On a sad political level, the photos show the unfulfilled optimism of past efforts at regeneration in Salford, from half demolished houses in Lower Broughton in 1974 (the photo could have been taken today) to a fairy tale image called New Housing Little Hulton 1951and we all know what happened there…

Meanwhile, next to a window looking out onto Peel Park is a photo of how it looked before the University started building on the first public urban park in the country and hemming it in.

But more than anything the exhibition really does capture the spirit of Salford – laughing ladies on the Precinct, people waving from the new footbridge over Broad Street and kids staring with defiance from old street corners and lamp posts.

It's a spirit that remains intact in the modern photos, seen in both the pictures of the new communities that have moved into the city and also in those from the Young People's Photography Project. In the latter, Year 10 pupils from St Ambrose Barlow High School joyfully re-enact the sweeping grannies photo, while an old photo of a posh Victorian man walking in the grounds of Worsley New Hall is spliced together with a modern day hoody by Year 10 pupils from Swinton High School and Year 12 students from Pendleton College.

As the big blown up photos grace the walls and capture attention, there's hundreds more packed into albums showing old Salford streets, shops and characters, plus footage of people's memories on a tv. For the purists there's an exhibition of old cameras. And next to the Lifetimes Project archive den old photos have been mounted for a caption competition…

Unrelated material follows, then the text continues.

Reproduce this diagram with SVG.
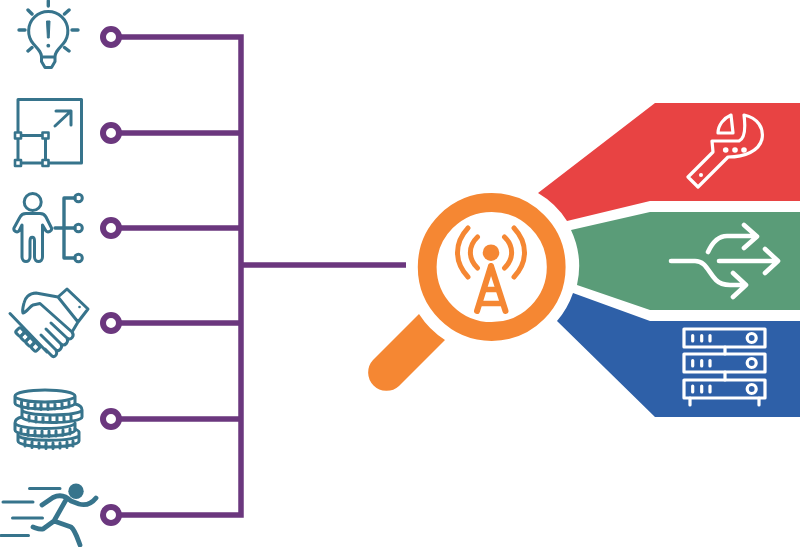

Those who have curated this exhibition have put some real thought, if not love, into it. And Life Through The Lens deserves to be visited by everyone in Salford.

Life Through The Lens: Snapshots of Salford's Past
Salford Museum and Art Gallery
Peel Park, Crescent, Salford M5 4WU
Phone 778 0800
www.salford.gov.uk/salfordmuseum
Open: Mon – Fri 10am-4:45pm
           Sat – Sun 1-5pm

The exhibition is on for at least six months from March 2010


Easter Holidays for Kids –
Tues 6th April: Copy Cats – create a version of your fave photo from the exhibition (11am-12pm; 1:30-2:30pm & 2:30-3:30pm). £1 charge per kid

Thurs 8th & 15th April: Photo Collages – make a laminated collage from photos on display (11am-12; 1:30-2:30pm & 2:30-3:30pm). £1 charge per kid

All ages: Free Sessions on Wed 31st March, Wed 28th April and Wed 26th May 2:30pm – Choose your fave photos from the exhibition and discuss in a session (Free but must book in advance – phone 778 0821)

 

Graham Moore wrote
at 16:13:36 on 19 March 2018
I am acting on behalf of an American, whose mother was born in 1 Robertson Street, Salford in 1922. What can anyone tell me about it? John Virgo came from Number 3, would that have been next door and he makes mention in his book of living next door to a corner shop, might that have been it? The fanily would have left there probably sometime in the 1930s probably
 
stephen brown wrote
at 13:54:35 on 06 April 2011
i was born in salford in 1959 i went to mount carmels and sacred heart and st lawrence rc high i left in 1974 to get maread sadly my wife pastaway in 1999 i still miss salford if aney one nos me please get tuch stephen brown
 
ste parkin wrote
at 06:31:08 on 17 September 2010
Why has Salford council been determined to wipe The original Salford' off the map.
 
jue2010 wrote
at 06:46:07 on 26 July 2010
I lived on the corner of Robertson Street and the Pickford Bros were my Brothers, who wants to know coz I recognise alot of u too.
 
howsu wrote
at 09:21:51 on 02 July 2010
This is great, the person that wrote the first comment whats ur real name, because i lived on the corner of Robertson Street and recognise alot of u in this pic, do u remember the pickford brothers on the corner, get back to me plse
 
haveuheardowt wrote
at 22:06:20 on 08 March 2010
I can't believe it, I'm in the main photo, it's of Robertson street which was off montford street during the Queens silver jubilee. Everyone got involved painting the kerb stones red, white and blue, there was a big street party and everyone brought there chairs and tables out. Snookers John Virgo lived at the other end of the street near Eccles new Road end, his mother, Violet i think her name was, sill lived there until the area was demolished.
 
Albert Spiby wrote
at 19:01:04 on 08 March 2010
That looks really great, I'll take my Mam along.